MBDA’s Land Ceptor Air Defence System has successfully destroyed its target during an end-to-end system demonstration firing at the Vidsel Test Range in Sweden, an important milestone for the project prior to entry to service with the British Army.
Press Release: Land Ceptor utilises the proven Common Anti-air Modular Missile (CAMM) currently in production and delivering a common stockpile to meet the air defence needs of both the British Army and the Royal Navy (as Sea Ceptor). In British Army service Land Ceptor will replace the current Rapier Air Defence System and provides a step-change in capability, including over triple the range and the ability to intercept a much more challenging target set.The system demonstration trial showcased the maturity of the Land Ceptor system across a full engagement sequence. This included launcher deployment; munition loading; receipt of air tracks from a Giraffe-AMB radar; air track processing by Land Ceptor’s onboard command and control (C2) system; and execution of a full engagement chain, with two-way data exchange with the missile during its mid-course fly-out phase, and successful interception and destruction of a target using the missile’s seeker in the terminal phase.
Land Ceptor with CAMM is the latest generation of air defence system, providing exceptional capability from very short ranges (VSHORAD) below 1 km into the medium range air defence (MRAD) tier beyond 25km. Key features of CAMM are its next generation solid-state active radar seeker, two way data-link, low-signature rocket motor and its 360° soft-vertical launch system. These combine to enable the missile to rapidly intercept the most challenging and dangerous of threats including saturation attacks from precision guided munitions and manoeuvring high-speed missiles emerging late from low altitude and from multiple directions simultaneously.

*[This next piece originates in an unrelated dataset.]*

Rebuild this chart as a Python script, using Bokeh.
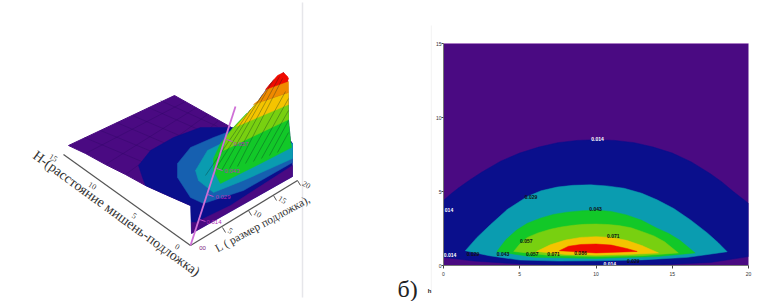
from bokeh.plotting import figure
from bokeh.layouts import row
from bokeh.models import Range1d, Span, FixedTicker
from bokeh.core.properties import value
from bokeh.embed import file_html
from bokeh.resources import INLINE

PURPLE = "#4a0a82"; BLUE = "#0a0f8c"; MIDBLUE = "#1660b0"; TEAL = "#0a9cb0"
GREEN = "#12c828"; LIME = "#78d010"; YELLOW = "#f4c400"; ORANGE = "#f08a00"; RED = "#f00a00"
SERIF = "Liberation Serif"; SANS = "Liberation Sans"

# ---- Right panel: contour bands, L (0-20) against h (0-15), outer to inner
blue_up_l = [0, 0.5, 1, 1.75, 2.5, 3.75, 5, 6.25, 7.5, 8.75, 10, 11.25, 12.5, 13.75, 15, 16.25, 17.5, 18.25, 19, 19.5, 20]
blue_up_h = [4.4, 4.85, 5.25, 5.8, 6.3, 7.05, 7.6, 8.0, 8.3, 8.45, 8.5, 8.45, 8.3, 8.0, 7.6, 7.0, 6.2, 5.65, 5.0, 4.6, 4.2]
blue_lo_l = [20, 17.5, 15, 12.5, 10, 7.5, 5, 2, 0]
blue_lo_h = [0.6, 0.2, 0.08, 0.04, 0.03, 0.04, 0.1, 0.3, 0.55]
teal_up_l = [1.43, 2.2, 3.07, 4.2, 5.5, 6.4, 7.46, 8.5, 9.65, 10.7, 11.84, 13, 14, 15.1, 16.2, 17.3, 18.0, 18.6]
teal_up_h = [1.0, 1.9, 2.75, 3.8, 4.66, 5.05, 5.3, 5.42, 5.45, 5.38, 5.22, 4.88, 4.44, 3.85, 3.08, 2.2, 1.55, 0.93]
teal_lo_l = [16, 13, 10, 7.5, 5, 3]
teal_lo_h = [0.55, 0.38, 0.32, 0.3, 0.37, 0.66]
green_up_l = [3.5, 4.1, 4.8, 5.5, 6.36, 7.2, 8.1, 9.1, 10.1, 11, 12, 13, 14, 14.8, 15.5, 16.5]
green_up_h = [0.95, 1.75, 2.4, 2.85, 3.2, 3.45, 3.6, 3.7, 3.74, 3.65, 3.42, 3.05, 2.52, 2.15, 1.7, 0.85]
green_lo_l = [14, 10, 6]
green_lo_h = [0.6, 0.48, 0.55]
lime_up_l = [4.6, 5, 5.5, 6.2, 7, 7.7, 8.5, 9.2, 10, 10.8, 11.5, 12.3, 13, 13.8, 14.5, 15.4]
lime_up_h = [0.95, 1.45, 1.9, 2.2, 2.45, 2.6, 2.72, 2.78, 2.8, 2.77, 2.7, 2.55, 2.3, 2.0, 1.6, 0.85]
lime_lo_l = [13, 10, 7]
lime_lo_h = [0.66, 0.6, 0.68]
yellow_up_l = [6.1, 7, 8, 9, 10, 11, 12, 13, 14.1]
yellow_up_h = [0.95, 1.4, 1.72, 1.9, 1.95, 1.9, 1.7, 1.35, 0.85]
yellow_lo_l = [12, 10, 8]
yellow_lo_h = [0.74, 0.7, 0.75]
red_up_l = [7.6, 8.2, 9, 10, 11, 12, 12.7]
red_up_h = [1.0, 1.3, 1.42, 1.45, 1.38, 1.15, 0.95]
red_lo_l = [10]
red_lo_h = [0.85]

contour_labels = ["0.014", "014", "0.014", "0.014", "0.029", "0.029", "0.043", "0.071",
                  "0.057", "0.029", "0.043", "0.057", "0.071", "0.086"]
contour_label_l = [10.1, 0.36, 0.43, 10.9, 12.45, 5.74, 9.97, 11.13, 5.43, 1.94, 3.9, 5.82, 7.22, 8.98]
contour_label_h = [8.58, 3.78, 0.68, 0.135, 0.29, 4.6, 3.85, 1.98, 1.64, 0.81, 0.81, 0.76, 0.81, 0.86]
contour_label_col = ["#ffffff"] * 4 + ["#101010"] * 10

x_ticks = [0, 5, 10, 15, 20]
y_ticks = [0, 5, 10, 15]

# ---- Left panel: the surface as drawn, in the picture's own projected units
plane_x = [68, 174, 231, 190, 165, 145, 125, 105, 85]
plane_y = [145, 95, 127, 205, 194, 185, 174, 164, 153]
plane_l_lines = [((85, 185), (153, 101)), ((105, 196), (164, 107)), ((125, 207), (174, 114)), ((145, 218), (185, 120))]
plane_h_lines = [((84, 146), (137, 163)), ((100, 161), (130, 155)), ((116, 177), (122, 148)), ((132, 193), (115, 141)), ((148, 207), (107, 133)), ((160, 217), (100, 126))]

base_x = [229, 200, 173, 150, 138, 142, 145, 165, 190, 191, 292, 292, 290, 288, 288, 287, 283, 270, 258, 247, 233]
base_y = [127, 127, 137, 150, 165, 177, 185, 194, 205, 233, 176, 143, 140, 120, 100, 80, 72, 83, 100, 113, 127]
mid_x = [229, 213, 190, 177, 177, 190, 203, 243, 292, 292]
mid_y = [131, 137, 147, 163, 177, 197, 203, 190, 162, 143]
teal_x = [229, 207, 195, 198, 213, 243, 292, 292]
teal_y = [139, 150, 170, 180, 192, 180, 158, 143]
green_x = [231, 220, 213, 213, 220, 260, 291, 290, 288, 288, 246]
green_y = [129, 143, 158, 170, 183, 163, 147, 140, 120, 112, 113]
lime_x = [233, 226, 223, 288, 288, 258, 245]
lime_y = [127, 136, 150, 119, 104, 100, 115]
yellow_x = [247, 241, 236, 288, 288, 256]
yellow_y = [113, 120, 126, 104, 92, 103]
orange_x = [258, 253, 288, 288, 270]
orange_y = [100, 104, 92, 81, 84]
red_x = [270, 265, 287, 288, 287, 283, 277]
red_y = [83, 89, 81, 78, 76, 72, 75]
wall_x = [191, 292, 292, 230, 195, 191]
wall_y = [233, 176, 165, 205, 222, 222]

ridge_x0 = [205, 213, 221, 229, 237, 245, 253, 261, 269, 277]
ridge_y0 = [175, 172, 170, 168, 166, 163, 161, 158, 155, 152]
ridge_x1 = [250, 262, 273, 279, 282, 285, 288, 288, 288, 288]
ridge_y1 = [109, 94, 79, 76, 78, 91, 98, 110, 120, 132]

h_axis_x = [190, 63]; h_axis_y = [245, 154]
l_axis_x = [190, 297]; l_axis_y = [245, 180]
z_axis_x = [190, 235]; z_axis_y = [245, 106]
h_tick_labels = ["15", "10", "5", "0"]
h_tick_lx = [53, 92, 134, 177]; h_tick_ly = [157, 185, 215, 246]
l_tick_labels = ["5", "10", "15", "20"]
l_tick_lx = [230, 257, 282, 306]; l_tick_ly = [230, 213, 199, 184]
l_tick_px = [222, 248, 273, 297]; l_tick_py = [227, 210, 195, 180]
z_tick_labels = ["0.014", "0.029", "0.043", "0.057"]
z_tick_lx = [206, 215, 224, 233]; z_tick_ly = [221, 196, 170, 143]
z_tick_px = [199, 207, 216, 226]; z_tick_py = [219, 194, 168, 139]

# ---- left figure
L = figure(width=432, height=301, output_backend="svg", toolbar_location=None, frame_align=False,
           x_range=Range1d(0, 432), y_range=Range1d(301, 0), min_border=0)
L.axis.visible = False; L.grid.visible = False; L.outline_line_color = None
L.background_fill_color = "#ffffff"; L.border_fill_color = "#ffffff"

L.line([302, 302], [2, 297], line_color="#e6e6ea", line_width=1.5)
L.line([431, 431], [25, 290], line_color="#f5f5f5", line_width=1.5)
L.patch(plane_x, plane_y, fill_color=PURPLE, line_color=PURPLE)
L.multi_line([list(a) for a, _ in plane_l_lines] + [list(a) for a, _ in plane_h_lines],
             [list(b) for _, b in plane_l_lines] + [list(b) for _, b in plane_h_lines],
             line_color="#2a0560", line_alpha=0.5, line_width=0.7)
for xs, ys, c in [(base_x, base_y, BLUE), (mid_x, mid_y, MIDBLUE), (teal_x, teal_y, TEAL), (green_x, green_y, GREEN),
                  (lime_x, lime_y, LIME), (yellow_x, yellow_y, YELLOW), (orange_x, orange_y, ORANGE),
                  (red_x, red_y, RED), (wall_x, wall_y, PURPLE)]:
    L.patch(xs, ys, fill_color=c, line_color=c, line_width=0.5)
L.segment(ridge_x0, ridge_y0, ridge_x1, ridge_y1, line_color="#0a2a20", line_alpha=0.42, line_width=0.8)

L.line(h_axis_x, h_axis_y, line_color="#555555", line_width=1.2)
L.line(l_axis_x, l_axis_y, line_color="#555555", line_width=1.2)
L.line(z_axis_x, z_axis_y, line_color="#cf6fd6", line_width=1.8)
L.segment(l_tick_px, l_tick_py, [v + 3 for v in l_tick_px], [v + 5 for v in l_tick_py], line_color="#555555")
L.segment(z_tick_px, z_tick_py, [v + 6 for v in z_tick_px], [v + 2 for v in z_tick_py], line_color="#c050c8")
L.text(h_tick_lx, h_tick_ly, text=h_tick_labels, text_font=value(SERIF), text_font_size="8px",
       text_align="center", text_baseline="middle", text_color="#333333", angle=-0.55)
L.text(l_tick_lx, l_tick_ly, text=l_tick_labels, text_font=value(SERIF), text_font_size="8px",
       text_align="center", text_baseline="middle", text_color="#333333", angle=-0.55)
L.text(z_tick_lx, z_tick_ly, text=z_tick_labels, text_font=value(SANS), text_font_size="6px",
       text_align="left", text_baseline="middle", text_color="#b030b8")
L.text([202], [247], text=["00"], text_font=value(SANS), text_font_size="6px",
       text_align="center", text_baseline="middle", text_color="#802080")
L.text([116], [213], text=["Н-(расстояние мишень-подложка)"], text_font=value(SERIF), text_font_size="14px",
       text_align="center", text_baseline="middle", text_color="#333333", angle=-0.63)
L.text([262], [223], text=["L ( размер подложка),"], text_font=value(SERIF), text_font_size="11.5px",
       text_align="center", text_baseline="middle", text_color="#333333", angle=0.5)
L.text([397], [288], text=["б)"], text_font=value(SERIF), text_font_size="24px",
       text_align="left", text_baseline="middle", text_color="#222222")
L.text([431], [290], text=["h"], text_font=value(SANS), text_font_size="6px", text_font_style="bold",
       text_align="right", text_baseline="middle", text_color="#222222")

# ---- right figure
R = figure(width=337, height=301, output_backend="svg", toolbar_location=None, frame_align=False,
           x_range=Range1d(0, 20), y_range=Range1d(0, 15),
           min_border_left=11, min_border_right=21, min_border_top=43, min_border_bottom=36)
R.grid.visible = False; R.outline_line_color = None
R.background_fill_color = PURPLE; R.border_fill_color = "#ffffff"
for ax, t, out, so in ((R.xaxis[0], x_ticks, 3, 3), (R.yaxis[0], y_ticks, 2, 0)):
    ax.ticker = FixedTicker(ticks=t)
    ax.minor_tick_line_color = None
    ax.major_tick_in = 0; ax.major_tick_out = out
    ax.major_tick_line_color = "#444444"; ax.axis_line_color = "#777777"
    ax.major_label_text_font = SANS; ax.major_label_text_font_size = "5px"
    ax.major_label_text_color = "#333333"; ax.major_label_standoff = so

bands = [(blue_up_l, blue_up_h, blue_lo_l, blue_lo_h, BLUE),
         (teal_up_l, teal_up_h, teal_lo_l, teal_lo_h, TEAL),
         (green_up_l, green_up_h, green_lo_l, green_lo_h, GREEN),
         (lime_up_l, lime_up_h, lime_lo_l, lime_lo_h, LIME),
         (yellow_up_l, yellow_up_h, yellow_lo_l, yellow_lo_h, YELLOW),
         (red_up_l, red_up_h, red_lo_l, red_lo_h, RED)]
for ul, uh, ll, lh, c in bands:
    R.patch(ul + ll, uh + lh, fill_color=c, line_color=c, line_width=0.5)
R.add_layout(Span(location=15, dimension="width", line_color="#b070c8", line_width=1))
R.text(contour_label_l, contour_label_h, text=contour_labels, text_color=contour_label_col,
       text_font=value(SANS), text_font_size="5px", text_font_style="bold",
       text_align="center", text_baseline="middle")

page = row(L, R)
open("out.html", "w").write(file_html(page, INLINE))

The demonstration in Vidsel coincides with the transition into production of the Land Ceptor weapon system, which will now undergo system-of-system integration and test as part of the British Army’s Sky Sabre air defence architecture. It is the latest in a series of highly successful trials of CAMM and its related systems over several years that have consistently proven its maturity and game changing performance.